Manufacturing is another sector that greatly benefits from circular approaches, as it reduces operating costs and helps achieve sustainability goals.


Although change is already happening in the private sector as organisations see the benefits of implementing circularity models, change can be spurred faster by policies – as seen in the EU with the bloc’s action plan.

Product design 

Planning new products with circularity in mind is the key to ensuring that they will have a long life cycle, whether they can be reused, repurposed or easily disassembled to be recycled into new ones. This applies to all sorts of products across various sectors.

  • The Circular Design Guide, a collaboration between the Ellen MacArthur Foundation and IDEO, is a platform to help designers rethink their processes through a circular lens. It contains case studies, methods, videos, and templates for workshops with colleagues or students.
  • The Ellen MacArthur Foundation has explored the issue of plastic packaging in its Upstream Innovation guide, addressing how to rethink products and services at the design stage.

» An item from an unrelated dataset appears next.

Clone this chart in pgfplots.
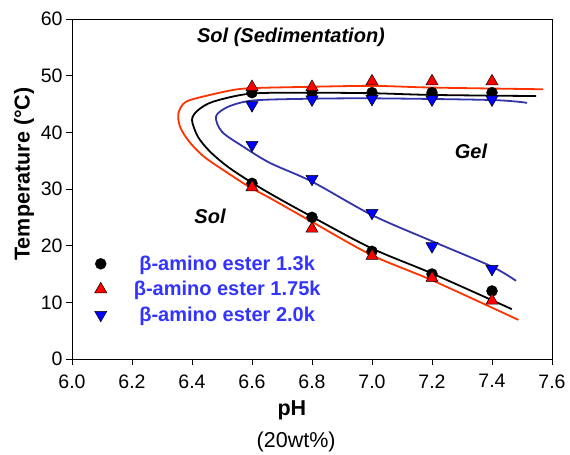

For example, this can include developing new materials, product designs, or business models.
  • It has also published a report specific to Chinathe biggest manufacturer, user, and exporter of plastics in the world – highlighting the opportunities and recommendations for implementing circularity in the sector.
  • SVID’s Sustainability Guide focuses on how to use design to achieve a sustainable and circular business as well as social development. It contains various modules on circularity: for example, Circular product & service assessment is a guiding questionnaire to look at the most important design decisions that influence the impact of products and services along the life-cycle stages. 
  • Even food can be redesigned, according to The big food redesign study by the Ellen MacArthur Foundation. It looks at the role fast-moving consumer goods companies and food retailers can play to move us towards a food system with positive impacts, and the ways in which food products can be designed in closer collaboration with farmers, for nature.


With the vast amount of guides on circularity available – whether free or at a relatively small cost – companies of all sectors, sizes and maturity can easily explore the opportunities arising from this transition and evaluate how they can be applied to their own operations. Implementing sustainable practices will not only save them money, but also attract the favour of stakeholders and provide a competitive advantage.